**Set task**. Leave out any picture and return the remaining listing below exactly as given.

**Supplied data**.
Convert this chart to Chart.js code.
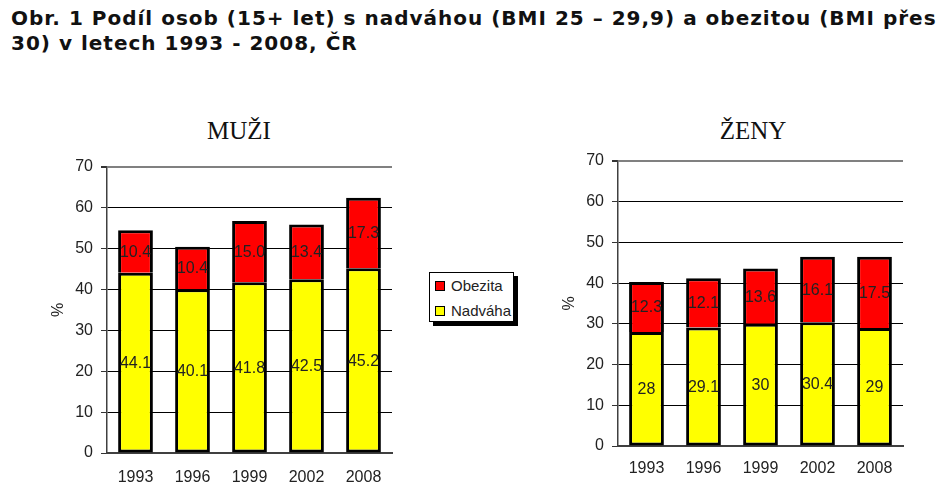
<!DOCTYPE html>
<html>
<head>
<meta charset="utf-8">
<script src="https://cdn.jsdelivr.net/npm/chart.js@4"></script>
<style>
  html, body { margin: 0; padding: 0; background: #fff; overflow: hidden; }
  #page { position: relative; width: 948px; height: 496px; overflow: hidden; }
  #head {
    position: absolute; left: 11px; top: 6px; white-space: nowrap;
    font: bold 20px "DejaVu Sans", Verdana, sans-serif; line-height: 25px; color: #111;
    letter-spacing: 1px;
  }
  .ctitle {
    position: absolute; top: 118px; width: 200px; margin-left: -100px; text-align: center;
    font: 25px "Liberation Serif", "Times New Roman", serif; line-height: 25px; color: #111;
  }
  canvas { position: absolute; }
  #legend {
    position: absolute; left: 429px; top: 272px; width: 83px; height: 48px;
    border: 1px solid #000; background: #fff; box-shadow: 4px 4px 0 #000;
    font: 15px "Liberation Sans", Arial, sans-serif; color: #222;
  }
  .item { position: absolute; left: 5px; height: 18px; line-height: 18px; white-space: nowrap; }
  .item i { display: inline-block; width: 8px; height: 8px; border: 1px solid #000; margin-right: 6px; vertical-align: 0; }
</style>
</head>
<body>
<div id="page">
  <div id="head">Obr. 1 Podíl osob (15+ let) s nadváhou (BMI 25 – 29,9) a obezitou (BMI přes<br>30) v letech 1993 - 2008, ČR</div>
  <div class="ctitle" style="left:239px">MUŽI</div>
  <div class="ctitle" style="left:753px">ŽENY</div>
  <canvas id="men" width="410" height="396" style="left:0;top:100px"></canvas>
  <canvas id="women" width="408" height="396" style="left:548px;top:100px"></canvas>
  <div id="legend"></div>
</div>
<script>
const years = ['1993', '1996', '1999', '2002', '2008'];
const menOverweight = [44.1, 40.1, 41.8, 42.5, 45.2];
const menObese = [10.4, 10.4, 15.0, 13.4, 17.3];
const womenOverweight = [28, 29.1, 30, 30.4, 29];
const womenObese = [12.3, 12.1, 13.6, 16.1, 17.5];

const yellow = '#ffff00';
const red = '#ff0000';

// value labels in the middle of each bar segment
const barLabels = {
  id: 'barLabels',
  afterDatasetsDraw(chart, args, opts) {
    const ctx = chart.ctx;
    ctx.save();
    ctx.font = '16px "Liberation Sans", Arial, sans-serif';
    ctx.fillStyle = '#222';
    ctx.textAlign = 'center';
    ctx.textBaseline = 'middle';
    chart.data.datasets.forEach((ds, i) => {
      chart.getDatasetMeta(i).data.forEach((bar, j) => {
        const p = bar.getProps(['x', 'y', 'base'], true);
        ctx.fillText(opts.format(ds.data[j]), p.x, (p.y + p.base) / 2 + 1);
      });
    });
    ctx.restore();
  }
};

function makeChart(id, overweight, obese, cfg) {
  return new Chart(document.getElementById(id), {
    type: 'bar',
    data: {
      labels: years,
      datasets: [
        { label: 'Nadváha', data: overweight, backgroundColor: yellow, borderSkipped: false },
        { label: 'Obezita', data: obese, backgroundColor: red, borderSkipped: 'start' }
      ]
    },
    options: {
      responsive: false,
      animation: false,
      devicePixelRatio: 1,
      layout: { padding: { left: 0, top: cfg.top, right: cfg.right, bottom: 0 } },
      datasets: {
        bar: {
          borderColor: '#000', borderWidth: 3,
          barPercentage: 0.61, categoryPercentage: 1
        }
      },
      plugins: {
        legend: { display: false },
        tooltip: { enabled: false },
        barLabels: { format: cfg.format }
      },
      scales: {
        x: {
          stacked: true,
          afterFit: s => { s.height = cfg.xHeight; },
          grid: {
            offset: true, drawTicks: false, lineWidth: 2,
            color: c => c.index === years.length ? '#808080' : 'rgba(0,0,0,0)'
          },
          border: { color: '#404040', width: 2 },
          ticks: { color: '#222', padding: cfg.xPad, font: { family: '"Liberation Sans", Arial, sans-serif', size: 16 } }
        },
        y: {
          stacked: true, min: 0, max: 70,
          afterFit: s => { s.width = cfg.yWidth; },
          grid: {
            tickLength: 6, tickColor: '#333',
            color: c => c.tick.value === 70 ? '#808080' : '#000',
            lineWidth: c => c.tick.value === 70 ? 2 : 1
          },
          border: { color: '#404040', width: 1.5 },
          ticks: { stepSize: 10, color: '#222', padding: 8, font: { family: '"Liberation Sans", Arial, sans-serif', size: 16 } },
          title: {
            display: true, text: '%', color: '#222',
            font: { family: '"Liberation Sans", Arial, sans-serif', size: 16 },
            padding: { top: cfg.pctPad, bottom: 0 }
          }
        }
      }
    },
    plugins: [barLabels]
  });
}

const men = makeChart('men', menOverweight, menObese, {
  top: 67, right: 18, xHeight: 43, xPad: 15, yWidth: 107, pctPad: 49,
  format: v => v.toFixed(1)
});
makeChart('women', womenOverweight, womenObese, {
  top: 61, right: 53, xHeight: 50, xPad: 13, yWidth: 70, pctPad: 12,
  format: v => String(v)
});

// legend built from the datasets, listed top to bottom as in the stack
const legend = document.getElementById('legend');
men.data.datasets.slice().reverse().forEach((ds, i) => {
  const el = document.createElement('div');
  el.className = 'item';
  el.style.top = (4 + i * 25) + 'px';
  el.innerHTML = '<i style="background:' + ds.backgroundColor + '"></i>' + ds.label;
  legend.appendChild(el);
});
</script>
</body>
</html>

**Solved exercise**.
Convert this chart to Chart.js code.
<!DOCTYPE html>
<html>
<head>
<meta charset="utf-8">
<script src="https://cdn.jsdelivr.net/npm/chart.js@4"></script>
<style>
  html, body { margin: 0; padding: 0; background: #fff; overflow: hidden; }
  #page { position: relative; width: 948px; height: 496px; overflow: hidden; }
  #head {
    position: absolute; left: 11px; top: 6px; white-space: nowrap;
    font: bold 20px "DejaVu Sans", Verdana, sans-serif; line-height: 25px; color: #111;
    letter-spacing: 1px;
  }
  .ctitle {
    position: absolute; top: 118px; width: 200px; margin-left: -100px; text-align: center;
    font: 25px "Liberation Serif", "Times New Roman", serif; line-height: 25px; color: #111;
  }
  canvas { position: absolute; }
  #legend {
    position: absolute; left: 429px; top: 272px; width: 83px; height: 48px;
    border: 1px solid #000; background: #fff; box-shadow: 4px 4px 0 #000;
    font: 15px "Liberation Sans", Arial, sans-serif; color: #222;
  }
  .item { position: absolute; left: 5px; height: 18px; line-height: 18px; white-space: nowrap; }
  .item i { display: inline-block; width: 8px; height: 8px; border: 1px solid #000; margin-right: 6px; vertical-align: 0; }
</style>
</head>
<body>
<div id="page">
  <div id="head">Obr. 1 Podíl osob (15+ let) s nadváhou (BMI 25 – 29,9) a obezitou (BMI přes<br>30) v letech 1993 - 2008, ČR</div>
  <div class="ctitle" style="left:239px">MUŽI</div>
  <div class="ctitle" style="left:753px">ŽENY</div>
  <canvas id="men" width="410" height="396" style="left:0;top:100px"></canvas>
  <canvas id="women" width="408" height="396" style="left:548px;top:100px"></canvas>
  <div id="legend"></div>
</div>
<script>
const years = ['1993', '1996', '1999', '2002', '2008'];
const menOverweight = [44.1, 40.1, 41.8, 42.5, 45.2];
const menObese = [10.4, 10.4, 15.0, 13.4, 17.3];
const womenOverweight = [28, 29.1, 30, 30.4, 29];
const womenObese = [12.3, 12.1, 13.6, 16.1, 17.5];

const yellow = '#ffff00';
const red = '#ff0000';

// value labels in the middle of each bar segment
const barLabels = {
  id: 'barLabels',
  afterDatasetsDraw(chart, args, opts) {
    const ctx = chart.ctx;
    ctx.save();
    ctx.font = '16px "Liberation Sans", Arial, sans-serif';
    ctx.fillStyle = '#222';
    ctx.textAlign = 'center';
    ctx.textBaseline = 'middle';
    chart.data.datasets.forEach((ds, i) => {
      chart.getDatasetMeta(i).data.forEach((bar, j) => {
        const p = bar.getProps(['x', 'y', 'base'], true);
        ctx.fillText(opts.format(ds.data[j]), p.x, (p.y + p.base) / 2 + 1);
      });
    });
    ctx.restore();
  }
};

function makeChart(id, overweight, obese, cfg) {
  return new Chart(document.getElementById(id), {
    type: 'bar',
    data: {
      labels: years,
      datasets: [
        { label: 'Nadváha', data: overweight, backgroundColor: yellow, borderSkipped: false },
        { label: 'Obezita', data: obese, backgroundColor: red, borderSkipped: 'start' }
      ]
    },
    options: {
      responsive: false,
      animation: false,
      devicePixelRatio: 1,
      layout: { padding: { left: 0, top: cfg.top, right: cfg.right, bottom: 0 } },
      datasets: {
        bar: {
          borderColor: '#000', borderWidth: 3,
          barPercentage: 0.61, categoryPercentage: 1
        }
      },
      plugins: {
        legend: { display: false },
        tooltip: { enabled: false },
        barLabels: { format: cfg.format }
      },
      scales: {
        x: {
          stacked: true,
          afterFit: s => { s.height = cfg.xHeight; },
          grid: {
            offset: true, drawTicks: false, lineWidth: 2,
            color: c => c.index === years.length ? '#808080' : 'rgba(0,0,0,0)'
          },
          border: { color: '#404040', width: 2 },
          ticks: { color: '#222', padding: cfg.xPad, font: { family: '"Liberation Sans", Arial, sans-serif', size: 16 } }
        },
        y: {
          stacked: true, min: 0, max: 70,
          afterFit: s => { s.width = cfg.yWidth; },
          grid: {
            tickLength: 6, tickColor: '#333',
            color: c => c.tick.value === 70 ? '#808080' : '#000',
            lineWidth: c => c.tick.value === 70 ? 2 : 1
          },
          border: { color: '#404040', width: 1.5 },
          ticks: { stepSize: 10, color: '#222', padding: 8, font: { family: '"Liberation Sans", Arial, sans-serif', size: 16 } },
          title: {
            display: true, text: '%', color: '#222',
            font: { family: '"Liberation Sans", Arial, sans-serif', size: 16 },
            padding: { top: cfg.pctPad, bottom: 0 }
          }
        }
      }
    },
    plugins: [barLabels]
  });
}

const men = makeChart('men', menOverweight, menObese, {
  top: 67, right: 18, xHeight: 43, xPad: 15, yWidth: 107, pctPad: 49,
  format: v => v.toFixed(1)
});
makeChart('women', womenOverweight, womenObese, {
  top: 61, right: 53, xHeight: 50, xPad: 13, yWidth: 70, pctPad: 12,
  format: v => String(v)
});

// legend built from the datasets, listed top to bottom as in the stack
const legend = document.getElementById('legend');
men.data.datasets.slice().reverse().forEach((ds, i) => {
  const el = document.createElement('div');
  el.className = 'item';
  el.style.top = (4 + i * 25) + 'px';
  el.innerHTML = '<i style="background:' + ds.backgroundColor + '"></i>' + ds.label;
  legend.appendChild(el);
});
</script>
</body>
</html>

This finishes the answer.